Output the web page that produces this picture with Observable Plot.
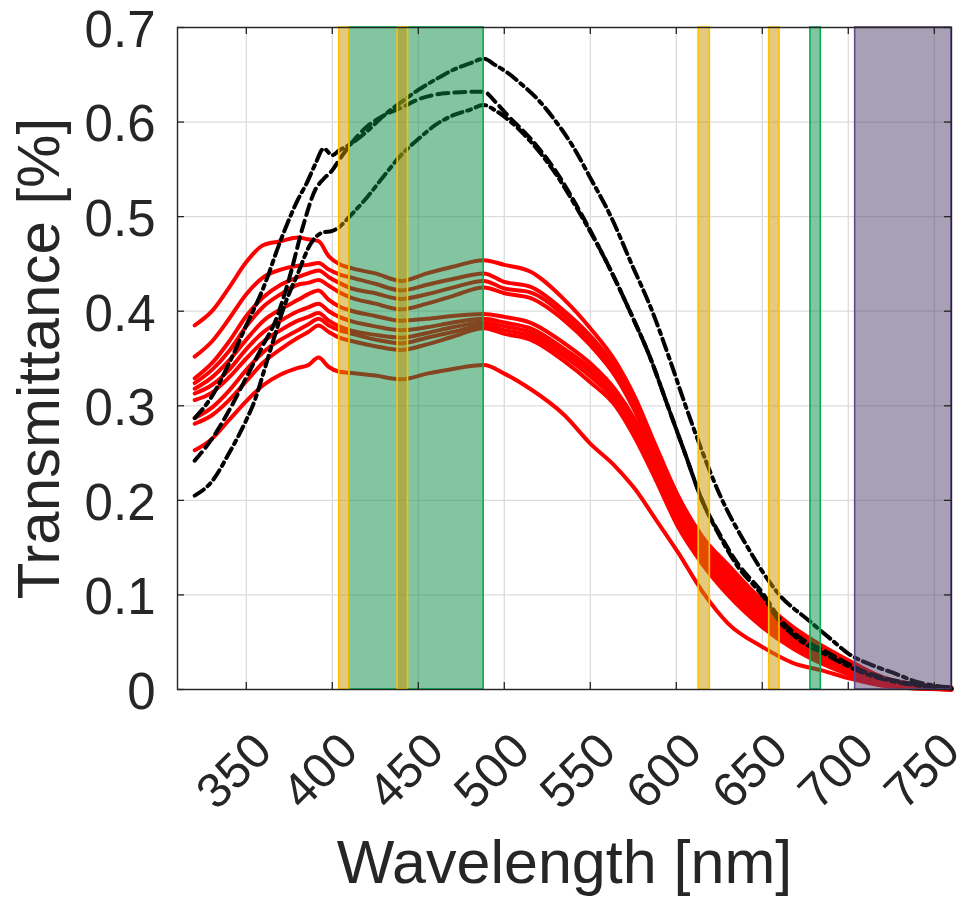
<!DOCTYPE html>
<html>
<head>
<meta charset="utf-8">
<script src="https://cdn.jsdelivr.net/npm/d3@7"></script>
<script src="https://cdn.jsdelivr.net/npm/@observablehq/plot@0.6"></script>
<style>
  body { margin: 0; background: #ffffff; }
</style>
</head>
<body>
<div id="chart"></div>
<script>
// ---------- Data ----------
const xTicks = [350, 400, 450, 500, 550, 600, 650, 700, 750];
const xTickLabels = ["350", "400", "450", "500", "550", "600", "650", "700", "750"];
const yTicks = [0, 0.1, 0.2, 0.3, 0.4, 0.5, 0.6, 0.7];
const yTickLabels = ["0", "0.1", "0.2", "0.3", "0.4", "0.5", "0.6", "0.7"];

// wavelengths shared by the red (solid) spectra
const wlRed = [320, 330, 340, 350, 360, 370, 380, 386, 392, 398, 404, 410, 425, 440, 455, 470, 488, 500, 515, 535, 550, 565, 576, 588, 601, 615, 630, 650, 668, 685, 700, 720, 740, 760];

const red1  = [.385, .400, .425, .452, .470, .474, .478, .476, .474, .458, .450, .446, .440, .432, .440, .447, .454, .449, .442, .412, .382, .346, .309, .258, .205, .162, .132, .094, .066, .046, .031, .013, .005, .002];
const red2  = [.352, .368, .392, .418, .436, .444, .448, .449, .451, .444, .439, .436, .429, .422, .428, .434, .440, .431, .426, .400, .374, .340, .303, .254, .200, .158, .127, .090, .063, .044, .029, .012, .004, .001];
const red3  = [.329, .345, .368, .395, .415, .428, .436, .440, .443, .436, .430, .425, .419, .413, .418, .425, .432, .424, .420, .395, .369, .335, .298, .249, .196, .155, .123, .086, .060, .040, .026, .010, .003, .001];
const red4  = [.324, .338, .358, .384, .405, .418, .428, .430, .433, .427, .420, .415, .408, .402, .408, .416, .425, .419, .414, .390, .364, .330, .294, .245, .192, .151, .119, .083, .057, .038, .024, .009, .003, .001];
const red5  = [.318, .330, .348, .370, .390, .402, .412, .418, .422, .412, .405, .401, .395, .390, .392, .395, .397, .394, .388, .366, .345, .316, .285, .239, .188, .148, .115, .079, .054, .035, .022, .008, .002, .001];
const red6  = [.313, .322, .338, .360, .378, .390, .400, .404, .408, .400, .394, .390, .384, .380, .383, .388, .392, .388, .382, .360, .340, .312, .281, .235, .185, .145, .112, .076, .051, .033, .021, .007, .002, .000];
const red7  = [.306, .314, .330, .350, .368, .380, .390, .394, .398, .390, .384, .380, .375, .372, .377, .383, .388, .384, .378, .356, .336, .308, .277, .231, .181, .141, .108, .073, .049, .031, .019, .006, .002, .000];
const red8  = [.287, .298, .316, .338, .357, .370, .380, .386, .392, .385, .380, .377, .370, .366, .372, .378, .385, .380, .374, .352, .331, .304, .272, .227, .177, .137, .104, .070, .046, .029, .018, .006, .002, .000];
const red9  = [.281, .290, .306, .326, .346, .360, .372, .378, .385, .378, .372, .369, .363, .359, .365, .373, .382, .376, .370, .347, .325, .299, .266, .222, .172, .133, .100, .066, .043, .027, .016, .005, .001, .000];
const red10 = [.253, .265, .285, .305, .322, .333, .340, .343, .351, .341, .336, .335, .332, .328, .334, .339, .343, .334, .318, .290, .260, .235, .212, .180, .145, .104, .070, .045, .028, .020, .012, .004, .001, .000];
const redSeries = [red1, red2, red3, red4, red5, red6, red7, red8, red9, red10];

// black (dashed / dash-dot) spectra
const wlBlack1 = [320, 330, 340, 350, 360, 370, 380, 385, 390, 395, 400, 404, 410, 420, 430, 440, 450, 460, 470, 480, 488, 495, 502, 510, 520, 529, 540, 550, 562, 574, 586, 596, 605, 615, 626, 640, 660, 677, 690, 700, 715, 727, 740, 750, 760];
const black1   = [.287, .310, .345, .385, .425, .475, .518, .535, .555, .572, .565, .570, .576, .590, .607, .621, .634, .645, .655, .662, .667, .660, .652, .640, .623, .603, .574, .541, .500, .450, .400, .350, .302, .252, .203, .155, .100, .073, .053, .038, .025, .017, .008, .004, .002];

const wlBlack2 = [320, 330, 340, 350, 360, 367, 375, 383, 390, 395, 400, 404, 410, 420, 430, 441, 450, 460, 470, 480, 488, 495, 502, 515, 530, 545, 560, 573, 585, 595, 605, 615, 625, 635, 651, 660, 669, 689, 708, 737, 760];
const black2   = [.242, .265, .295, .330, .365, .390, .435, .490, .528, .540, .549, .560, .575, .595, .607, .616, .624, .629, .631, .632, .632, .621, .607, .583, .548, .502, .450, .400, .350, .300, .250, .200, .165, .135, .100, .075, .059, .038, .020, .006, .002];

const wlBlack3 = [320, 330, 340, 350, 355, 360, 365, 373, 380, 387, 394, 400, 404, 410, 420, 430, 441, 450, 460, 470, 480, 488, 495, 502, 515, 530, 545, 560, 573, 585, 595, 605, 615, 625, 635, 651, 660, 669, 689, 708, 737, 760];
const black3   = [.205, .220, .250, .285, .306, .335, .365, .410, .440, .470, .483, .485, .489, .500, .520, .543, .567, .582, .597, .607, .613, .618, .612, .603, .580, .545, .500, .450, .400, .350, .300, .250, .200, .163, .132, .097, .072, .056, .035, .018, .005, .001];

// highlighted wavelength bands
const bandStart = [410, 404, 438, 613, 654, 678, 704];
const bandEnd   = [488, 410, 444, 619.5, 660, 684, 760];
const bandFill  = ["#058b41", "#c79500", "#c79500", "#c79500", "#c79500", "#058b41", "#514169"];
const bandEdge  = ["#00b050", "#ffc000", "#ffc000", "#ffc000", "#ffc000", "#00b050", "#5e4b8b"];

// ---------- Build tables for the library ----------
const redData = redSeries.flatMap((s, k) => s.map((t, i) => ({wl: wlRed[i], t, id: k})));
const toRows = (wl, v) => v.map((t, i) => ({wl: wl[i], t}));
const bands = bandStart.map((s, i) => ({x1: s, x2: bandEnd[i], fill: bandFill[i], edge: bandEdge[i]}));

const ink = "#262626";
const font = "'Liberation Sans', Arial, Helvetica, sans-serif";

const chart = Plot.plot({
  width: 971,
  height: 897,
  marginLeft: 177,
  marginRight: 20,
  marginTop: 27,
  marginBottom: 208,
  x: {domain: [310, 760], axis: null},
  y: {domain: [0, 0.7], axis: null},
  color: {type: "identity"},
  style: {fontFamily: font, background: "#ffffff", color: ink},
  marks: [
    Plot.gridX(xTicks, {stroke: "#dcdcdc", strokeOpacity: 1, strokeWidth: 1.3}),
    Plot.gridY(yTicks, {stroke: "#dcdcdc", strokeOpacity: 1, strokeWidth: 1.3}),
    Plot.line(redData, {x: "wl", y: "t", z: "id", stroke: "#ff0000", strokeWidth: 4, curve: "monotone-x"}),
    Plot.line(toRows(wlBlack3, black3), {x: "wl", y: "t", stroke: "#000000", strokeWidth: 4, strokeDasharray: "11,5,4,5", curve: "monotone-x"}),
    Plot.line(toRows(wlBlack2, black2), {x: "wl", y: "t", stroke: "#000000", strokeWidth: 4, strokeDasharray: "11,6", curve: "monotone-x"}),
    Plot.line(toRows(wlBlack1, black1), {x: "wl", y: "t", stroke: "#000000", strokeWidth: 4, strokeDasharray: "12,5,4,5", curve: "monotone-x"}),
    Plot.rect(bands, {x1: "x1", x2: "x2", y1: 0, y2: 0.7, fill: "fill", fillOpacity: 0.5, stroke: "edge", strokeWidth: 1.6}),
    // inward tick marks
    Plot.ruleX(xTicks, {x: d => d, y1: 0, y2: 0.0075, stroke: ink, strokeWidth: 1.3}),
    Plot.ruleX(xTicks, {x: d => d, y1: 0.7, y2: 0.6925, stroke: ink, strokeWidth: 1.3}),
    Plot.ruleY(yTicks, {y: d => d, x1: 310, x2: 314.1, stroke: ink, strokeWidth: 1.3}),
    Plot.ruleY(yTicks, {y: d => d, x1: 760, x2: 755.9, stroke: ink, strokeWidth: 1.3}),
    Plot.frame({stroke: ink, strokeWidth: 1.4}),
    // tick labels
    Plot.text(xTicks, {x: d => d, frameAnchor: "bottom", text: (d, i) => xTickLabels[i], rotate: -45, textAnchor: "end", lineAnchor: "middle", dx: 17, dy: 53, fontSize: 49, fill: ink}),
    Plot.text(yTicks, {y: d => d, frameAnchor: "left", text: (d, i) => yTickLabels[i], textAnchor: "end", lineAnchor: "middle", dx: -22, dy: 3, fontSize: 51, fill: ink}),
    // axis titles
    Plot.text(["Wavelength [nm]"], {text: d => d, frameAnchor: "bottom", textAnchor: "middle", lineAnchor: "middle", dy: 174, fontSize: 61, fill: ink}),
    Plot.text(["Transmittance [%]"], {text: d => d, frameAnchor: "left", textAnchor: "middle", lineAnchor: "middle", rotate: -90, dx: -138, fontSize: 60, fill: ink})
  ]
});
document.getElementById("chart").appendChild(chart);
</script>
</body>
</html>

:: Aim ::
Copy nothing but the lines from the first one in the listing through the line with "720, 740, 760];", and omit the pictures.

:: The completed task ::
Output the web page that produces this picture with Observable Plot.
<!DOCTYPE html>
<html>
<head>
<meta charset="utf-8">
<script src="https://cdn.jsdelivr.net/npm/d3@7"></script>
<script src="https://cdn.jsdelivr.net/npm/@observablehq/plot@0.6"></script>
<style>
  body { margin: 0; background: #ffffff; }
</style>
</head>
<body>
<div id="chart"></div>
<script>
// ---------- Data ----------
const xTicks = [350, 400, 450, 500, 550, 600, 650, 700, 750];
const xTickLabels = ["350", "400", "450", "500", "550", "600", "650", "700", "750"];
const yTicks = [0, 0.1, 0.2, 0.3, 0.4, 0.5, 0.6, 0.7];
const yTickLabels = ["0", "0.1", "0.2", "0.3", "0.4", "0.5", "0.6", "0.7"];

// wavelengths shared by the red (solid) spectra
const wlRed = [320, 330, 340, 350, 360, 370, 380, 386, 392, 398, 404, 410, 425, 440, 455, 470, 488, 500, 515, 535, 550, 565, 576, 588, 601, 615, 630, 650, 668, 685, 700, 720, 740, 760];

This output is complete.